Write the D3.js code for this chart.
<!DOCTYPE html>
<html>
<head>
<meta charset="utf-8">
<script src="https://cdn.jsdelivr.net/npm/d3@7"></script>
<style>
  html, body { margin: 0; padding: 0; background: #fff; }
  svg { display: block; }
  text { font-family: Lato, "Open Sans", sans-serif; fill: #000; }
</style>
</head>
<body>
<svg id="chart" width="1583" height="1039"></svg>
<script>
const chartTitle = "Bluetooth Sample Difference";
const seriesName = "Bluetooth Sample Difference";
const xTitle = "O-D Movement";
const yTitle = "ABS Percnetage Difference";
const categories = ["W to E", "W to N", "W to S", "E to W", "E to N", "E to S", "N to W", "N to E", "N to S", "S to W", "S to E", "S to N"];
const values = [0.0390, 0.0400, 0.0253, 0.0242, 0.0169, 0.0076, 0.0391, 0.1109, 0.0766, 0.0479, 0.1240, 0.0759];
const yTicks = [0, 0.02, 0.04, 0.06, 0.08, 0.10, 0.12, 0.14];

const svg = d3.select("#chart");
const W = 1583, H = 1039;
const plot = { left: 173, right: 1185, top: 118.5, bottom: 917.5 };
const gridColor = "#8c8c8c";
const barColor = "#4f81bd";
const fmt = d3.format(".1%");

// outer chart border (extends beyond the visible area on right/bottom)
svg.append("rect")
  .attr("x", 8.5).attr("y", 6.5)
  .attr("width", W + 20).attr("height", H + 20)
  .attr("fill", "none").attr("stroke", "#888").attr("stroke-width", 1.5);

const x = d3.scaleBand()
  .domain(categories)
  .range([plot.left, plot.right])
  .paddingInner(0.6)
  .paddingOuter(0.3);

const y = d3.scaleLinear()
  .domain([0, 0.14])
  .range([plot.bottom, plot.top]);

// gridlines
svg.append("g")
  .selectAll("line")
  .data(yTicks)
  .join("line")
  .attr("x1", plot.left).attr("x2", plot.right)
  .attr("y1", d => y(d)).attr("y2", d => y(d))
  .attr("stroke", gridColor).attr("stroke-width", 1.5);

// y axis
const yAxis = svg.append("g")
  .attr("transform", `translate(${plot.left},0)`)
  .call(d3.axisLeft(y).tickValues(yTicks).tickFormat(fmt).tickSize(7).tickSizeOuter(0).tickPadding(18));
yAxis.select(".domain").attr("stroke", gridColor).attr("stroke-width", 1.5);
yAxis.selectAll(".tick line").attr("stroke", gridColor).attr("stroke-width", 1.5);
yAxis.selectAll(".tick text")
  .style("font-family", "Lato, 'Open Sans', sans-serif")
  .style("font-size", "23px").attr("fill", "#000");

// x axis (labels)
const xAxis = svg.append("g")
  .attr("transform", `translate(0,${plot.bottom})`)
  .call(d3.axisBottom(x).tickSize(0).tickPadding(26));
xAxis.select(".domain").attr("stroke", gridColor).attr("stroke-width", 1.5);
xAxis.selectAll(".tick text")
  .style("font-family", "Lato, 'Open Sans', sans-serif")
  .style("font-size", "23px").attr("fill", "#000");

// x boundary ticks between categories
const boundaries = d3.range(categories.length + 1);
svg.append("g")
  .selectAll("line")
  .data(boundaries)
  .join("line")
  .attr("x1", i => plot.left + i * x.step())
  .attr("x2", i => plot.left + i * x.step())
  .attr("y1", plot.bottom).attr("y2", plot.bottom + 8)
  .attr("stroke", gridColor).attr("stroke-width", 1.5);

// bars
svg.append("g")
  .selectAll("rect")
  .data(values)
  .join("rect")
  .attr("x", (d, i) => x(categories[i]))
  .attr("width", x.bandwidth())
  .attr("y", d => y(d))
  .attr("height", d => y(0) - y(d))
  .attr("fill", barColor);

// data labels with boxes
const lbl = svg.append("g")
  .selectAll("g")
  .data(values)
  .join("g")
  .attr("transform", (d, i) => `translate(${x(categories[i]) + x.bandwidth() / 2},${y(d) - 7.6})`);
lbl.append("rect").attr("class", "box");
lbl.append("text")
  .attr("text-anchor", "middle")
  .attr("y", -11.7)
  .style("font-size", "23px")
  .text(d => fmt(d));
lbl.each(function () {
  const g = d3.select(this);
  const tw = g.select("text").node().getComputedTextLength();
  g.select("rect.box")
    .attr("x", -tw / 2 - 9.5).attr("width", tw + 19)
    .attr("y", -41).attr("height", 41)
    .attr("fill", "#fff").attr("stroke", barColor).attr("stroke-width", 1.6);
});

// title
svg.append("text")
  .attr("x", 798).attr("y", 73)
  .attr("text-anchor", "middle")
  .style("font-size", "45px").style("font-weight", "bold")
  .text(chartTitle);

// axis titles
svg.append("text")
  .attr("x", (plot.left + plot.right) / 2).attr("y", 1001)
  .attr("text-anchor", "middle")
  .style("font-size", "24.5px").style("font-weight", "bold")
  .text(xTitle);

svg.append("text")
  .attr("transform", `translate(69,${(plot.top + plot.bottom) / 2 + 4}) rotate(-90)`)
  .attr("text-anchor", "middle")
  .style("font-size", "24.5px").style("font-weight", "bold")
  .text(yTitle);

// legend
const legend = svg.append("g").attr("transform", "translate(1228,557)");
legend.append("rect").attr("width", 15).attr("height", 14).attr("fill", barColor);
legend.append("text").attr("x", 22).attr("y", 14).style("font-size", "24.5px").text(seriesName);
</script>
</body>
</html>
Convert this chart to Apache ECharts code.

|---|

Retype all the material above precisely, with no line left out.

Write the D3.js code for this chart.
<!DOCTYPE html>
<html>
<head>
<meta charset="utf-8">
<script src="https://cdn.jsdelivr.net/npm/d3@7"></script>
<style>
  html, body { margin: 0; padding: 0; background: #fff; }
  svg { display: block; }
  text { font-family: Lato, "Open Sans", sans-serif; fill: #000; }
</style>
</head>
<body>
<svg id="chart" width="1583" height="1039"></svg>
<script>
const chartTitle = "Bluetooth Sample Difference";
const seriesName = "Bluetooth Sample Difference";
const xTitle = "O-D Movement";
const yTitle = "ABS Percnetage Difference";
const categories = ["W to E", "W to N", "W to S", "E to W", "E to N", "E to S", "N to W", "N to E", "N to S", "S to W", "S to E", "S to N"];
const values = [0.0390, 0.0400, 0.0253, 0.0242, 0.0169, 0.0076, 0.0391, 0.1109, 0.0766, 0.0479, 0.1240, 0.0759];
const yTicks = [0, 0.02, 0.04, 0.06, 0.08, 0.10, 0.12, 0.14];

const svg = d3.select("#chart");
const W = 1583, H = 1039;
const plot = { left: 173, right: 1185, top: 118.5, bottom: 917.5 };
const gridColor = "#8c8c8c";
const barColor = "#4f81bd";
const fmt = d3.format(".1%");

// outer chart border (extends beyond the visible area on right/bottom)
svg.append("rect")
  .attr("x", 8.5).attr("y", 6.5)
  .attr("width", W + 20).attr("height", H + 20)
  .attr("fill", "none").attr("stroke", "#888").attr("stroke-width", 1.5);

const x = d3.scaleBand()
  .domain(categories)
  .range([plot.left, plot.right])
  .paddingInner(0.6)
  .paddingOuter(0.3);

const y = d3.scaleLinear()
  .domain([0, 0.14])
  .range([plot.bottom, plot.top]);

// gridlines
svg.append("g")
  .selectAll("line")
  .data(yTicks)
  .join("line")
  .attr("x1", plot.left).attr("x2", plot.right)
  .attr("y1", d => y(d)).attr("y2", d => y(d))
  .attr("stroke", gridColor).attr("stroke-width", 1.5);

// y axis
const yAxis = svg.append("g")
  .attr("transform", `translate(${plot.left},0)`)
  .call(d3.axisLeft(y).tickValues(yTicks).tickFormat(fmt).tickSize(7).tickSizeOuter(0).tickPadding(18));
yAxis.select(".domain").attr("stroke", gridColor).attr("stroke-width", 1.5);
yAxis.selectAll(".tick line").attr("stroke", gridColor).attr("stroke-width", 1.5);
yAxis.selectAll(".tick text")
  .style("font-family", "Lato, 'Open Sans', sans-serif")
  .style("font-size", "23px").attr("fill", "#000");

// x axis (labels)
const xAxis = svg.append("g")
  .attr("transform", `translate(0,${plot.bottom})`)
  .call(d3.axisBottom(x).tickSize(0).tickPadding(26));
xAxis.select(".domain").attr("stroke", gridColor).attr("stroke-width", 1.5);
xAxis.selectAll(".tick text")
  .style("font-family", "Lato, 'Open Sans', sans-serif")
  .style("font-size", "23px").attr("fill", "#000");

// x boundary ticks between categories
const boundaries = d3.range(categories.length + 1);
svg.append("g")
  .selectAll("line")
  .data(boundaries)
  .join("line")
  .attr("x1", i => plot.left + i * x.step())
  .attr("x2", i => plot.left + i * x.step())
  .attr("y1", plot.bottom).attr("y2", plot.bottom + 8)
  .attr("stroke", gridColor).attr("stroke-width", 1.5);

// bars
svg.append("g")
  .selectAll("rect")
  .data(values)
  .join("rect")
  .attr("x", (d, i) => x(categories[i]))
  .attr("width", x.bandwidth())
  .attr("y", d => y(d))
  .attr("height", d => y(0) - y(d))
  .attr("fill", barColor);

// data labels with boxes
const lbl = svg.append("g")
  .selectAll("g")
  .data(values)
  .join("g")
  .attr("transform", (d, i) => `translate(${x(categories[i]) + x.bandwidth() / 2},${y(d) - 7.6})`);
lbl.append("rect").attr("class", "box");
lbl.append("text")
  .attr("text-anchor", "middle")
  .attr("y", -11.7)
  .style("font-size", "23px")
  .text(d => fmt(d));
lbl.each(function () {
  const g = d3.select(this);
  const tw = g.select("text").node().getComputedTextLength();
  g.select("rect.box")
    .attr("x", -tw / 2 - 9.5).attr("width", tw + 19)
    .attr("y", -41).attr("height", 41)
    .attr("fill", "#fff").attr("stroke", barColor).attr("stroke-width", 1.6);
});

// title
svg.append("text")
  .attr("x", 798).attr("y", 73)
  .attr("text-anchor", "middle")
  .style("font-size", "45px").style("font-weight", "bold")
  .text(chartTitle);

// axis titles
svg.append("text")
  .attr("x", (plot.left + plot.right) / 2).attr("y", 1001)
  .attr("text-anchor", "middle")
  .style("font-size", "24.5px").style("font-weight", "bold")
  .text(xTitle);

svg.append("text")
  .attr("transform", `translate(69,${(plot.top + plot.bottom) / 2 + 4}) rotate(-90)`)
  .attr("text-anchor", "middle")
  .style("font-size", "24.5px").style("font-weight", "bold")
  .text(yTitle);

// legend
const legend = svg.append("g").attr("transform", "translate(1228,557)");
legend.append("rect").attr("width", 15).attr("height", 14).attr("fill", barColor);
legend.append("text").attr("x", 22).attr("y", 14).style("font-size", "24.5px").text(seriesName);
</script>
</body>
</html>
Convert this chart to Apache ECharts code.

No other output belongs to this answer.